If there's one thing you'd think the Tories might have learned over the past ten years in government, it's that trying to reform the planning system will cause an almighty row. Under David Cameron, the party ended up in a bizarre fight with the Daily Telegraph and the National Trust over its plans to build more homes. Theresa May talked about reform but characteristically never quite managed it. But despite everything else that's going on for the government at the moment, ministers have rather bravely ploughed ahead with a huge planning shake-up which makes the Cameron reforms look rather boring.
Today's Planning for the Future white paper will change the way development happens, with land categorised as being suitable for Growth (areas suitable for substantial development of new homes, schools, shops, offices and hospitals), Renewal (brownfield sites and development in areas which are already built on) or Protected (green belt, areas of outstanding natural beauty, areas at risk of flooding and so on). Applications which conform to local design codes will get the automatic green light, and councils will have 30 months to develop local plans categorising land and setting out planning policy.
There is a big fight underway, but it's not with the publications and organisations that the Tories previously offended with their last set of big reforms. This time, it's architects, who have branded the proposals 'shameful' and have warned they could lead to 'slums of the future', and campaigners for more social housing.
The Royal Institute of British Architects is complaining that today's reforms don't stop two 'potentially dangerous pieces of legislation' which will come into force at the end of August, which allow development without planning permission in certain circumstances. They don't seem at all taken with the plans for design codes which are supposed to ensure homes are good-looking and fit in to the local area.

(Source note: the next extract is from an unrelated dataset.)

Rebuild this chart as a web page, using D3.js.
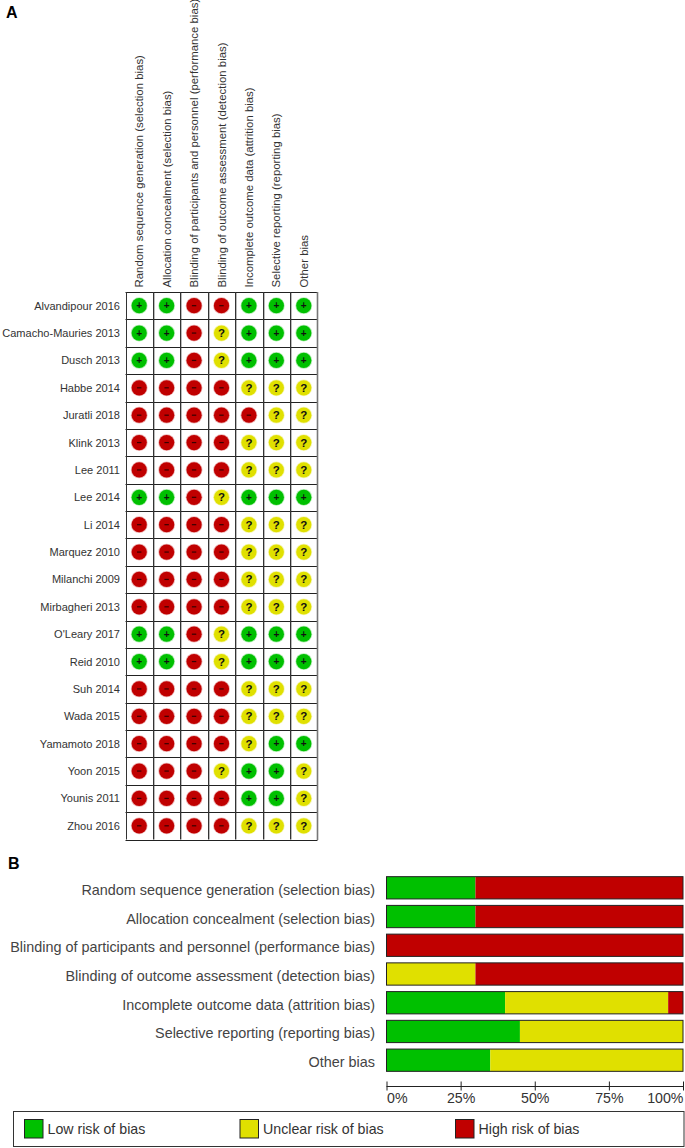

Social housing campaigners are warning that the decision to scrap section 106 agreement – by which developers are forced to include affordable housing in their plans – could mean a dramatic fall in the number of new social homes being built. The white paper proposes that section 106 and the community infrastructure levy be replaced by a new nationally-set, value-based flat rate charge called the Infrastructure Levy, which it says will 'deliver at least as much – if not more – on-site affordable housing as at present'. But it isn't very clear on how this will happen.
The white paper does tend to refer to affordable housing as a blockage to overall supply, but promises that 'we will ensure that affordable housing provision supported through developer contributions is kept at least at current levels, and that it is still delivered on-site to ensure that new development continues to support mixed communities'.
Now, big reforms always upset organisations working in a sector, which can end up being rather conservative about the way things are done. These complaints at consultation stage don't really tend to register that much with ministers, who have come to expect them. But what really undoes any reform and particularly planning reform is if Tory backbenchers start complaining about it.
The party at large has changed its attitude over the past decade, with much better recognition among MPs that they will struggle to convert younger voters to the Conservative cause if they fail to build more homes and make it easier for people to get on the housing ladder. But the emphasis on beautiful buildings in today's white paper, along with a continuing commitment to the green belt (which, let's remember, is not designated according to quality of land, but merely to stop urban sprawl) shows that the Conservatives haven't become that much more liberal on planning. They still need to stick to certain shibboleths. The question is whether ministers have done enough of that to stop yet another Tory fight about building.